Kay English is a wedding photographer based in New Jersey. She has been taking photos since 2008 and works locally and at destination weddings around the world.

 

Do you have a particular style or do you find influence from the event design or the couple’s personality?
I describe my style as a romantic comedy. I love to capture laughter and joy in the photos and also the amazing natural light during sunset. I definitely use the couple’s personality to gauge the type of photo shoot we can do. If they are more fun and relaxed, the photos turn out a lot better. I give them the “‘ello gov’nor’” test, and if they laugh at my British accent, I know the photo shoot will be amazing.

What are the challenges in shooting outdoors and also in shooting horses?
There are many challenges, including harsh lighting and green reflections from the grass. To compensate for this, I try to shoot during the golden hour, which is typically one hour before sunset.
One of my favorite photo shoots was with a bride in a blue dress in the sunset. The horse was so whimsical and strolled through the late summer haze. The horse wasn’t trained very well, so we almost had a few injuries, but thankfully everyone was fine, and the photos are some of my favorites to date.
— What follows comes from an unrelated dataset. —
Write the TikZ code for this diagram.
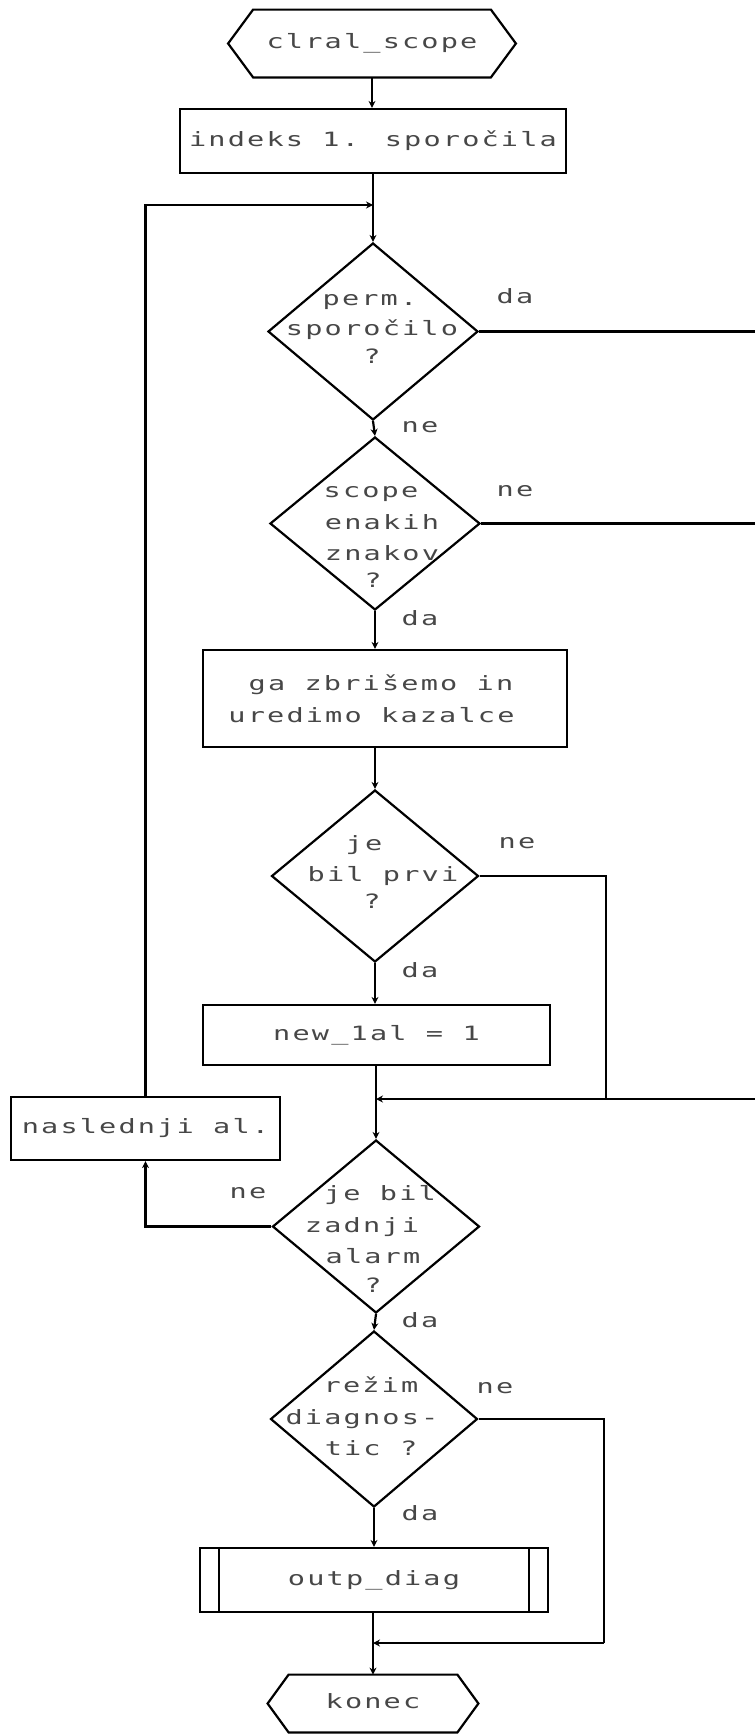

What can a couple do beforehand to help ensure a successful shoot?
Honestly, have some wine. Relax. The more fun you have, the better the photos will turn out. Ninety percent of couples say to me before we start shooting that they feel awkward, but then afterwards they say, “Wow, that was so much fun!” So just have fun, because if you’re tense, it will show in the photos. I often tell my couples to take a deep breath and shake out their shoulders. They can be spontaneous. If the groom wants to randomly pick up the bride, or kiss her, then that’s amazing for photos.

What are some strategies you use while shooting with animals?
There are many challenges. I’ve tried to put flower crowns on probably a dozen different animals. I learned that giraffes are absolutely terrifying, and they will charge you. I’ve learned that horses need someone they trust to be there so they are more comfortable. Horses also highly dislike veils. I will always ask my bride to take off her veil or stand on the far side of the horses so as not to scare them. When photographing with dogs, I usually ask my couple to bring snacks and that will make the dogs happy.

Have you noticed any recent trends in wedding photography that you like or don’t like?
What I’ve seen recently with millennial weddings are couples constantly taking selfies throughout the day, with essentially no down time to enjoy and be in the moment. Even if you take five to 10 minutes and just sit together as a couple without anyone else, I think that’s amazing and a moment you will really remember.